Canadian Film Festival 2017 Review: “Broken Mile” (2016) ★★★

The bright and sometimes colorful streets of Toronto can become as dark and horrendous as it can get if the darkness takes over. And when that happens, you would not like to be around on any street that can bring all sorts of danger. Watching Broken Mile was almost like watching a crime that occurred in real time, where even the interior could speak for itself.

Shaun (Francesco Filice) is a drug addict and a young man who one day wakes up in a small room just to find his girlfriend dead. Not knowing how else to handle such an extreme situation, the man rushes to leave the apartment to not face the consequence of any action that happened the night before. Instead of calling the police, he dials the first number that comes to his mind – his ex-girlfriend Amy (Caleigh Le Grand). But having her around at this time means another trouble as an armed man, Kenny (Patrick McFadden) is after him.

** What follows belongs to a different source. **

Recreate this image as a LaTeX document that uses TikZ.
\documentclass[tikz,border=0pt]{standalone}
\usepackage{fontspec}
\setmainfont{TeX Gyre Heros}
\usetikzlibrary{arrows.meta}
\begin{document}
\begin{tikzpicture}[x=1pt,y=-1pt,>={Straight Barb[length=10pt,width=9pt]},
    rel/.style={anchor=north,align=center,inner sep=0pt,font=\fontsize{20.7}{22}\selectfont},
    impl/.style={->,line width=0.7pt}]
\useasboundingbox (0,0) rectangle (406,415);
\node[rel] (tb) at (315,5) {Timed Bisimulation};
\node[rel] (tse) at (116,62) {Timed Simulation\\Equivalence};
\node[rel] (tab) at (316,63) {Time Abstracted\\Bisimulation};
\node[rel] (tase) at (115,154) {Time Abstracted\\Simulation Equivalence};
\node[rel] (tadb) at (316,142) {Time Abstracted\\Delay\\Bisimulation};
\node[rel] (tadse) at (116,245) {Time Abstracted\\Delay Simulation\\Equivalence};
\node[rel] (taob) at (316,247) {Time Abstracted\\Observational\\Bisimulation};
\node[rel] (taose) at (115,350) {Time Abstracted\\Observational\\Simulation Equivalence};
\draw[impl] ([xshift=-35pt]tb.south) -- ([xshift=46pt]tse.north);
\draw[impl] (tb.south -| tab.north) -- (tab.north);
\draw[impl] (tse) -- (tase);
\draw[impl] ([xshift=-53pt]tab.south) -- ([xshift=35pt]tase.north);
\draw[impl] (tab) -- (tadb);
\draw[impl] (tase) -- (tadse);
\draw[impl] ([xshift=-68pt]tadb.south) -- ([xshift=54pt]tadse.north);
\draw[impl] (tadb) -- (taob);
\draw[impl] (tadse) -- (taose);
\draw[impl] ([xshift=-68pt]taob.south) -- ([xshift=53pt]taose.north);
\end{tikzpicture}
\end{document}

The long and unbroken scenes continue, for example, when Shaun takes an Uber to drive away from that scary house with the dead body, he continues ignoring whatever the driver says, as he is fully absorbed by his entire world. As that particular scene continues, you see how desperate Shaun is. He probably tries to trace back the events that lead to the death of a young woman, but his emotionally unstable mind does not seem to give him much opportunity to come up with a rational conclusion.

My only problem with “Broken Mile” is the character that’s written. All of them were a bit slow, undecisive, and too simple to handle. I could understand that it’s not easy to picture the situation described in the movie and how that could have been handled in a real life, however, its conclusion did not explain many things, rather, raised more questions. But what I liked about the film is the color of the same characters, the style they live with, the night they go through every day, and equally the same relationship.

The cinematography that’s also credited to Justin McConnell is outstanding. I barely could recognize the Dundas and Lansdowne intersection. It was a dark, scary and repellent lane I would not like to pass again. Overall, Broken Mile was a solid movie to watch. It was interesting, engaging and was faithful to its pace. Again, character-wise it wasn’t as astonishing as I was expecting, but still delivered what it was intending for a majority of its audience.